Service providers that are "unwilling" to define the scope of work are headed for disaster, said the Data#3 executive.

"You're probably aware of this one. It's when a [MSP] will not get down into the detail – if they do that, it means a variation [in the deal], and leads to issues that need to be sorted out later."

Bowser also said that an MSP that's not ready or a customer that's not ready for managed services can cause stress right from the start of the relationship.

"Often they fail because the deal structure is not aligned properly," said Bowser, referring to situations when the service provider doesn't yet have the "capability" to meet the customer's needs, or the customer is not ready for an MSP to come in.

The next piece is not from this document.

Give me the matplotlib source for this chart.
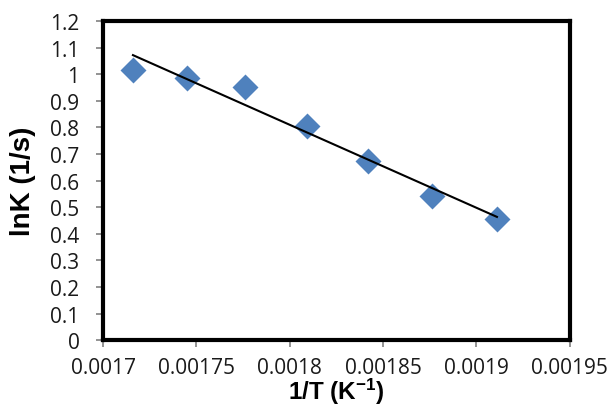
import numpy as np
import matplotlib
matplotlib.use("Agg")
import matplotlib.pyplot as plt

plt.rcParams["mathtext.fontset"] = "custom"
plt.rcParams["mathtext.rm"] = "Liberation Sans:bold"
plt.rcParams["mathtext.default"] = "rm"

# data
inv_T = [0.001716, 0.001745, 0.001776, 0.001809, 0.001842, 0.001876, 0.001911]
lnK = [1.016, 0.986, 0.952, 0.806, 0.675, 0.544, 0.457]
x_ticks = [0.0017, 0.00175, 0.0018, 0.00185, 0.0019, 0.00195]
x_tick_labels = ["0.0017", "0.00175", "0.0018", "0.00185", "0.0019", "0.00195"]
y_ticks = [0, 0.1, 0.2, 0.3, 0.4, 0.5, 0.6, 0.7, 0.8, 0.9, 1.0, 1.1, 1.2]
y_tick_labels = ["0", "0.1", "0.2", "0.3", "0.4", "0.5", "0.6", "0.7", "0.8", "0.9", "1", "1.1", "1.2"]

fig = plt.figure(figsize=(6.1, 4.1), dpi=100)
ax = fig.add_axes([0.169, 0.168, 0.765, 0.778])

# linear trendline over the data range
slope, icpt = np.polyfit(inv_T, lnK, 1)
xs = np.array([min(inv_T), max(inv_T)])
ax.plot(xs, slope * xs + icpt, color="black", lw=1.5, zorder=3)

ax.scatter(inv_T, lnK, marker="D", s=175, color="#4F81BD", zorder=2, linewidths=0)

ax.set_xlim(0.0017, 0.00195)
ax.set_ylim(0, 1.2)
ax.set_xticks(x_ticks, x_tick_labels)
ax.set_yticks(y_ticks, y_tick_labels)

ax.tick_params(direction="out", length=5, width=1.2, color="#808080",
               labelsize=15, labelcolor="#1a1a1a", labelfontfamily="Open Sans")
ax.tick_params(axis="y", pad=12)
ax.tick_params(axis="x", pad=7)

for side in ["top", "right", "left", "bottom"]:
    ax.spines[side].set_color("black")
    ax.spines[side].set_linewidth(3)

ax.set_xlabel("1/T (K$^{-1}$)", fontfamily="Liberation Sans", fontweight="bold",
              fontsize=17.5, labelpad=-1.5)
ax.set_ylabel("lnK (1/s)", fontfamily="Liberation Sans", fontweight="bold",
              fontsize=20, labelpad=10)

fig.savefig("out.png", dpi=100)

"[The client] is not ready for the communication to its people and is not ready to stop some of the things that they've taken for granted."

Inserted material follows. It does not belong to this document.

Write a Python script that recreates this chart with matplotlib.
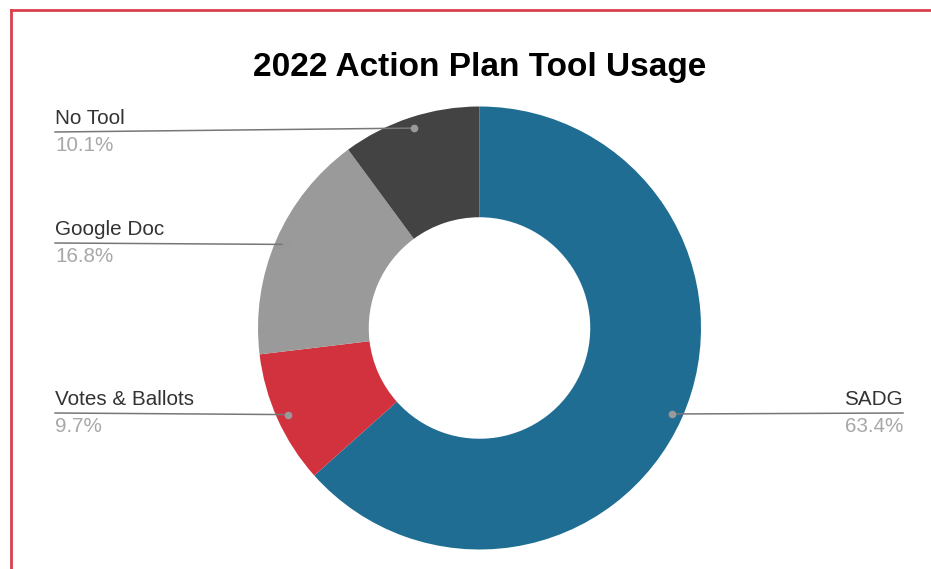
import numpy as np
import matplotlib
matplotlib.use("Agg")
import matplotlib.pyplot as plt
from matplotlib.lines import Line2D

# data
labels = ["SADG", "Votes & Ballots", "Google Doc", "No Tool"]
shares = [63.4, 9.7, 16.8, 10.1]
colors = ["#1f6d93", "#d1323e", "#9a9a9a", "#434343"]

# pixel layout (y measured from top of image)
W, H = 931, 569
cx, cy, R = 479.5, 328, 221.5
line_y = [413, 413, 243, 132]
text_left, text_right = 55, 903

plt.rcParams['font.family'] = ['Liberation Sans', 'DejaVu Sans']

fig = plt.figure(figsize=(W / 100, H / 100), dpi=100)
ax = fig.add_axes([0, 0, 1, 1])
ax.axis('off')

wedges, _ = ax.pie(shares, colors=colors, startangle=90, counterclock=False,
                   center=(cx, H - cy), radius=R,
                   wedgeprops=dict(width=R * 0.5, edgecolor='none'))
ax.set_xlim(0, W)
ax.set_ylim(0, H)
ax.set_aspect('auto')

# leader lines + labels
for w, lab, val, ly in zip(wedges, labels, shares, line_y):
    mid = np.deg2rad((w.theta1 + w.theta2) / 2)
    dx = cx + 0.95 * R * np.cos(mid)
    dy = (H - cy) + 0.95 * R * np.sin(mid)
    ly_d = H - ly
    right = np.cos(mid) > 0
    x_end = text_right if right else text_left
    ax.plot([dx, x_end], [dy, ly_d], color='#777777', lw=1.1, zorder=3)
    ax.plot(dx, dy, 'o', color='#999999', ms=4.5, zorder=4)
    ha = 'right' if right else 'left'
    ax.text(x_end, ly_d + 4, lab, ha=ha, va='bottom', fontsize=14.9, color='#333333')
    ax.text(x_end, ly_d - 4, f"{val:.1f}%", ha=ha, va='top', fontsize=14.9, color='#a8a8a8')

ax.text(cx, H - 67, "2022 Action Plan Tool Usage", ha='center', va='center',
        fontsize=24, fontweight='bold', color='#000000')

# red frame on top and left
fig.add_artist(Line2D([11 / W, 1], [1 - 10 / H, 1 - 10 / H], color='#d8404c', lw=2,
                      transform=fig.transFigure))
fig.add_artist(Line2D([11 / W, 11 / W], [0, 1 - 10 / H], color='#d8404c', lw=2,
                      transform=fig.transFigure))

fig.savefig("out.png", dpi=100)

Related to readiness is the client's management of the deal.

"A customer thinks it has handed over to someone and that they don't have to think about it," he said. "One of the big areas where it can falls apart is in culture. You have to manage the culture of people and how they work together. If the customer doesn't manage the deal it can all go sour."

MSP initiative and contract integrity

The other side is not blameless either, he said, if the managed services provider is not proactive in its dealings. "They've sold the deal and think they can move on. For the same reasons as when the customer doesn't manage the [relationship], the service provision contract can fail in this instance."

The contract in itself can be difficult to interpret after staff turnover, either on the customer or the MSP side.

"We are a changing industry and there are people that move around," said Bowser. "Often a contract is put together with the 'spirit' of how [the client] wants to do things and initially people work together well.

"But when people leave, there is no mechanism to carry that thinking over. All that you're left with is the fine print on the piece of paper… and if it's all going bad then the fine print becomes really important. It's very important you write down the right things about what you're doing."

Technology and innovation

On the technology side, Bowser warned that customers who resist services providers bringing in new ideas could be putting themselves at risk. "If you don't keep an open mind when going into a managed services agreement, then you can actually lock yourself into something that's harder and more expensive."

However, new technologies have resulted in a shortage of skilled resources.

"Technology is changing – the old skills are drifting away and new skills are coming through," said Bowser, adding that contracting companies would attest that IT skills are currently short on the ground.

Bowser ultimately told the audience that, with all these fires to fight, MSPs generally do not have any "incentive for innovation".

"If you bring in a service provider to just run IT and don't employ them to do some things around 'differentiate IT' and 'innovate IT', then you're selling the whole idea short."